• _What the task asks_
Scan the data below for the string "this". Copy every line where it appears.

• _Entries with chart source code_
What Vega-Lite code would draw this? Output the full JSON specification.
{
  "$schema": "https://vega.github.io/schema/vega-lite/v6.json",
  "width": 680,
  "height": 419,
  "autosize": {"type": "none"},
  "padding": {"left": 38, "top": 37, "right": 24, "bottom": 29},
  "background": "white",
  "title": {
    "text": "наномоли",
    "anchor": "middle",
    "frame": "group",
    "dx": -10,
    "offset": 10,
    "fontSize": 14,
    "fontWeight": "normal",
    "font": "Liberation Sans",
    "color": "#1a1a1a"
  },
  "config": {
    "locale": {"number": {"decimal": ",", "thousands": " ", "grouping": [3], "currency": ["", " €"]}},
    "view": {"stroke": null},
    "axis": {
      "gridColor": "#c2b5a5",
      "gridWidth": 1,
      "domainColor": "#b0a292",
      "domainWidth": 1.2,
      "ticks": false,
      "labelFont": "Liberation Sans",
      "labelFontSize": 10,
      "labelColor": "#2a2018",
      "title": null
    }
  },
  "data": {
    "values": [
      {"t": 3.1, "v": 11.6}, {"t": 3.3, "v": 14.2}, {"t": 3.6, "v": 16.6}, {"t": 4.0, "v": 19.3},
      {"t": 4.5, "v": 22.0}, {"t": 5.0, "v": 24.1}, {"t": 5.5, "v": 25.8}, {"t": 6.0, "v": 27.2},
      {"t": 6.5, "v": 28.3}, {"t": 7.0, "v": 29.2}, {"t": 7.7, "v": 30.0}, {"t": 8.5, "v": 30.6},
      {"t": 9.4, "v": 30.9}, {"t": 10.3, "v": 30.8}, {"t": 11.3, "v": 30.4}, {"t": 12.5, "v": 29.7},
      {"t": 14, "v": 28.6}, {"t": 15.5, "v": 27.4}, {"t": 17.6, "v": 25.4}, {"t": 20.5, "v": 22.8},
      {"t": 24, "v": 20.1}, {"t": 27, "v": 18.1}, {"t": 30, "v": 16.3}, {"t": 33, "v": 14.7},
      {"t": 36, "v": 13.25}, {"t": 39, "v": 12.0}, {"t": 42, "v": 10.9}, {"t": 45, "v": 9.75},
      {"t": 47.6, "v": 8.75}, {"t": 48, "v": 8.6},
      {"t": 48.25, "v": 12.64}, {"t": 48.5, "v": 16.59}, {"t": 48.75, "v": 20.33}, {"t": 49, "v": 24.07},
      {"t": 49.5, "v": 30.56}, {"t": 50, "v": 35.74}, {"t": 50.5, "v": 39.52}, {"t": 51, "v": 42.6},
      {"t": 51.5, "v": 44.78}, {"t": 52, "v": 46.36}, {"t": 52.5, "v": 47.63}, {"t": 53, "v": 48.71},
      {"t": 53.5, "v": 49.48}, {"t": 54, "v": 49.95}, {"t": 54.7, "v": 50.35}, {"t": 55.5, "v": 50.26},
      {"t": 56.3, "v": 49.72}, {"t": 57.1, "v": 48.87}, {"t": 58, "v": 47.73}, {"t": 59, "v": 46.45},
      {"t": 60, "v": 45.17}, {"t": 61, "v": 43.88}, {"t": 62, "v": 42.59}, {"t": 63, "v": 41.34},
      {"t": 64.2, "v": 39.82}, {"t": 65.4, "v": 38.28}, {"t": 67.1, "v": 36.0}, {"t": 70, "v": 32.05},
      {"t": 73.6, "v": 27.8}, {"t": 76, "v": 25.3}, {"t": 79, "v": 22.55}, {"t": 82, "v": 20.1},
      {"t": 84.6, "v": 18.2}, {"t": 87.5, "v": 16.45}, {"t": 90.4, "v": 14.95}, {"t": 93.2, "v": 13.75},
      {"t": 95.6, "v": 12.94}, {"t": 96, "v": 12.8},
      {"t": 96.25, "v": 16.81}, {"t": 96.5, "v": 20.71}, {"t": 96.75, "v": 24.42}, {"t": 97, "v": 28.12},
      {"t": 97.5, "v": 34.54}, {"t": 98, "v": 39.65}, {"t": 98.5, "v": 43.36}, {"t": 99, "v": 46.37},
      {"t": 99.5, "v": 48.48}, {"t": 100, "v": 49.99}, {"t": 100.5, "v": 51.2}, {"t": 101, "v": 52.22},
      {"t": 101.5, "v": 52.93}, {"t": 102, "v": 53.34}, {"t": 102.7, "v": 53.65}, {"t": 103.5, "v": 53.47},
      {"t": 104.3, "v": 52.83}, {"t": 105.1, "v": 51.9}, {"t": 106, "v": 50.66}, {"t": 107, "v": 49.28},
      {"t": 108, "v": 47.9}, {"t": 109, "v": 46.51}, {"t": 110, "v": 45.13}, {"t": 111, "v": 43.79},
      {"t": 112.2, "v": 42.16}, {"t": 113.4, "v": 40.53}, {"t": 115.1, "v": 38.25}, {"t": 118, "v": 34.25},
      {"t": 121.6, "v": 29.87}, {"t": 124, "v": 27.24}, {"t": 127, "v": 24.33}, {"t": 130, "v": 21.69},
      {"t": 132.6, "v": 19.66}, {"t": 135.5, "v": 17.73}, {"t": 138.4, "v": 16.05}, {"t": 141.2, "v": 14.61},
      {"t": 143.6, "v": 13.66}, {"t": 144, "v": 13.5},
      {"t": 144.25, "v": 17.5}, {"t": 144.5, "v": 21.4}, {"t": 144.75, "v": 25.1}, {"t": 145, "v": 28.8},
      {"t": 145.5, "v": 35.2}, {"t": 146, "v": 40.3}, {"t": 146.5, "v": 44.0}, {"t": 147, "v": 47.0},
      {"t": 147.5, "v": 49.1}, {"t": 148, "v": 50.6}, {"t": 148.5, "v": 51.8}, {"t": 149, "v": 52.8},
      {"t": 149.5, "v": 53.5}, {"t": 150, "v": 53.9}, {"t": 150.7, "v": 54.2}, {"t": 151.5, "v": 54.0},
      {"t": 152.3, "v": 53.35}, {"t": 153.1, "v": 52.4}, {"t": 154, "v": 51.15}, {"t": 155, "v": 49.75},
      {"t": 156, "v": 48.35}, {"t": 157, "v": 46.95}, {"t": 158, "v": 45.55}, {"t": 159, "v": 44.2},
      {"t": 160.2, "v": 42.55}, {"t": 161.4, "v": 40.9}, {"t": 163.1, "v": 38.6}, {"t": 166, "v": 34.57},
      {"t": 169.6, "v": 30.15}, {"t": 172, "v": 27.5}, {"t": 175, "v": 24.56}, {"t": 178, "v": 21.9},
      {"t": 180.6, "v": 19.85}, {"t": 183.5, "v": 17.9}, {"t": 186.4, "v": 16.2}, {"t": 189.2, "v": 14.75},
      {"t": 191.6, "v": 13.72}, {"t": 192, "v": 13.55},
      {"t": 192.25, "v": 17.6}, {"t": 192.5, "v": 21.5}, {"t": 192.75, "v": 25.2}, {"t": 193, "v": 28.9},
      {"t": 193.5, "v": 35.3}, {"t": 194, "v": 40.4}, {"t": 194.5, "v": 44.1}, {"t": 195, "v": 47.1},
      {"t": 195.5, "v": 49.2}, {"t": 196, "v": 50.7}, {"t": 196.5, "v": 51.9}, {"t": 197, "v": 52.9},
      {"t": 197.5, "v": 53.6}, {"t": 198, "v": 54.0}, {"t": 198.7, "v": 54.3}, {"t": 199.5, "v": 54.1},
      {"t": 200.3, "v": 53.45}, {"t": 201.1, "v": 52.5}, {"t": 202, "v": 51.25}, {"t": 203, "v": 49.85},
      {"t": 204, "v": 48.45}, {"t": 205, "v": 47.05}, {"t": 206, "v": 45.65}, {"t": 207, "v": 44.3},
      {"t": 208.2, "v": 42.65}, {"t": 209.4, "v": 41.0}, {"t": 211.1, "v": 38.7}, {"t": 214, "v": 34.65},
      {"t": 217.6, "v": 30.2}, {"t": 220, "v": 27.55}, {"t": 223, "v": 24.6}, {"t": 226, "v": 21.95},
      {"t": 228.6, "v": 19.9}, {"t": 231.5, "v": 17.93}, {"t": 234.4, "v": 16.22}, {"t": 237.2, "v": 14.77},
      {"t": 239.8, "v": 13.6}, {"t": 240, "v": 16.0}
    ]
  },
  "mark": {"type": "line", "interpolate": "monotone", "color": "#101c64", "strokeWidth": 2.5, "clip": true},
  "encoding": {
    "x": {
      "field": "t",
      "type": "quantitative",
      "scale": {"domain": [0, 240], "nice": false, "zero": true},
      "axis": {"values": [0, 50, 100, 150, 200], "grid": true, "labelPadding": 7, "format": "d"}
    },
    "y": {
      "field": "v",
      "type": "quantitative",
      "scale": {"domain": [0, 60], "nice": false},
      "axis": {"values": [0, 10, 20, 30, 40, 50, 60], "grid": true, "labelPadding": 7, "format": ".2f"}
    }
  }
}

==

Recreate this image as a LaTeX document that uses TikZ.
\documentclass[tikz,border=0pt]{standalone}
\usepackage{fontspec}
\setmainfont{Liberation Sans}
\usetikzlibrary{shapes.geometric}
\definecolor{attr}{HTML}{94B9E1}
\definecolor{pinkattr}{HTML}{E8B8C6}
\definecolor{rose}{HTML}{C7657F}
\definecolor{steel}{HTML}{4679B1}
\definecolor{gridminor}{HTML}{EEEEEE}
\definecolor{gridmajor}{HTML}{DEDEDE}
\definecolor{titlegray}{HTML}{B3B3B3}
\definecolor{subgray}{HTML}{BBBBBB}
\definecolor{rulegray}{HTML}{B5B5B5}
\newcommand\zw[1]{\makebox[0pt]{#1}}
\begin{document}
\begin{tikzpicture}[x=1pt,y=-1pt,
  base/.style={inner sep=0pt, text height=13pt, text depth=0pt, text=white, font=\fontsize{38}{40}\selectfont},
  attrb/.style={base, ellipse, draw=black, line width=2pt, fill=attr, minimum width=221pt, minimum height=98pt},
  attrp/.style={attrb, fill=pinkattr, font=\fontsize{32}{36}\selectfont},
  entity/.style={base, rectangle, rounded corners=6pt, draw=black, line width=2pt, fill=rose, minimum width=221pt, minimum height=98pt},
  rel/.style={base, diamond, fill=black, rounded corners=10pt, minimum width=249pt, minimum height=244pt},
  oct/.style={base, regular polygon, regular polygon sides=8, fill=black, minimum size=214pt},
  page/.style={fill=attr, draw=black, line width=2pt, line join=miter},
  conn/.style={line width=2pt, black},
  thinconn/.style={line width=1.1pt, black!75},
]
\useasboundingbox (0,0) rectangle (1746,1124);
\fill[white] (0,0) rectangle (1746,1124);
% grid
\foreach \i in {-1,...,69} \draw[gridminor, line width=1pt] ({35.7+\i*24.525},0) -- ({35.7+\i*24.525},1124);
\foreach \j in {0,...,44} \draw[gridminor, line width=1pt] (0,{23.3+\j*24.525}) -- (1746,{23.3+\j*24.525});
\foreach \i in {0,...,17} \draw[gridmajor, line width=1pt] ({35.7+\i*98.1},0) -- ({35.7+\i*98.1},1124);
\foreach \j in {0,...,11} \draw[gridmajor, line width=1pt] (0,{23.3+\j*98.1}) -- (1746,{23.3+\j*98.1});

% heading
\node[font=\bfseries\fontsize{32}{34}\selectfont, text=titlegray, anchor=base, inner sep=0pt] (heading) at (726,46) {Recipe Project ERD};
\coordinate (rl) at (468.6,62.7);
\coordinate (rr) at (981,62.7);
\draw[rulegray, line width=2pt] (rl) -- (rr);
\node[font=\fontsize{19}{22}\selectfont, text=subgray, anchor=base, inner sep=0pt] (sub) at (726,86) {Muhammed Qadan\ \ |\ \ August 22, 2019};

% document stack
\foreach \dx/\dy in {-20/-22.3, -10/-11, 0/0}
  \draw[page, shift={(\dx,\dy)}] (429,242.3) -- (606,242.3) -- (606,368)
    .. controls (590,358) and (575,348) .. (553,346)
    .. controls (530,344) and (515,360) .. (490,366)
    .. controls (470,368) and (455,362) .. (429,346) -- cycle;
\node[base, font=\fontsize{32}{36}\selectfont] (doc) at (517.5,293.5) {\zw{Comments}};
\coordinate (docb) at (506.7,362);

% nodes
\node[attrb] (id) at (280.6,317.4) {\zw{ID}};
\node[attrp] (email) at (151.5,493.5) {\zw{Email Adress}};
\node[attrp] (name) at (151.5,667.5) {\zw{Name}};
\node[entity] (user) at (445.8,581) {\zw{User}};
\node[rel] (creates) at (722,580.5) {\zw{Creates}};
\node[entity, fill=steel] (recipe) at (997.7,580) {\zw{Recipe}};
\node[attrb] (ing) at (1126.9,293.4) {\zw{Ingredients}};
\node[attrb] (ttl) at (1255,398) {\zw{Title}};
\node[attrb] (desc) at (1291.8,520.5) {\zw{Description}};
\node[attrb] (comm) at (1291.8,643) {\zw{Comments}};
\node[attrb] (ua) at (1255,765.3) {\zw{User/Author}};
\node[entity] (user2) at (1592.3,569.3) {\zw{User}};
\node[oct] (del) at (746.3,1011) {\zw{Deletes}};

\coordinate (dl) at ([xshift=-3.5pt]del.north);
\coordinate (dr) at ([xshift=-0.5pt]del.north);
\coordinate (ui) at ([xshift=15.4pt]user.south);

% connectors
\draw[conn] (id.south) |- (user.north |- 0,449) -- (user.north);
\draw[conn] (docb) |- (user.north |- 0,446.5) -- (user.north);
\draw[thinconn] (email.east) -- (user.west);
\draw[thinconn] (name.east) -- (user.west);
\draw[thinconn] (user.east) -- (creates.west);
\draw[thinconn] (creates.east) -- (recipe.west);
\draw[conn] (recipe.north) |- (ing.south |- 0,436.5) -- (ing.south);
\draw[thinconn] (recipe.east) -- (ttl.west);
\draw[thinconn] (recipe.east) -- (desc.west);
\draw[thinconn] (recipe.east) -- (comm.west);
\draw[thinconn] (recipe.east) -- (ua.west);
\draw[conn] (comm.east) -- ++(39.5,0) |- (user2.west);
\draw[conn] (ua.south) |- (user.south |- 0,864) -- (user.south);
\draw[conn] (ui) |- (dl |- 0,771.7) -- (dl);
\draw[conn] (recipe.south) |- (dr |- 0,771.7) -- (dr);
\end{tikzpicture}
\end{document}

• _Task solution_
What Vega-Lite code would draw this? Output the full JSON specification.
Recreate this image as a LaTeX document that uses TikZ.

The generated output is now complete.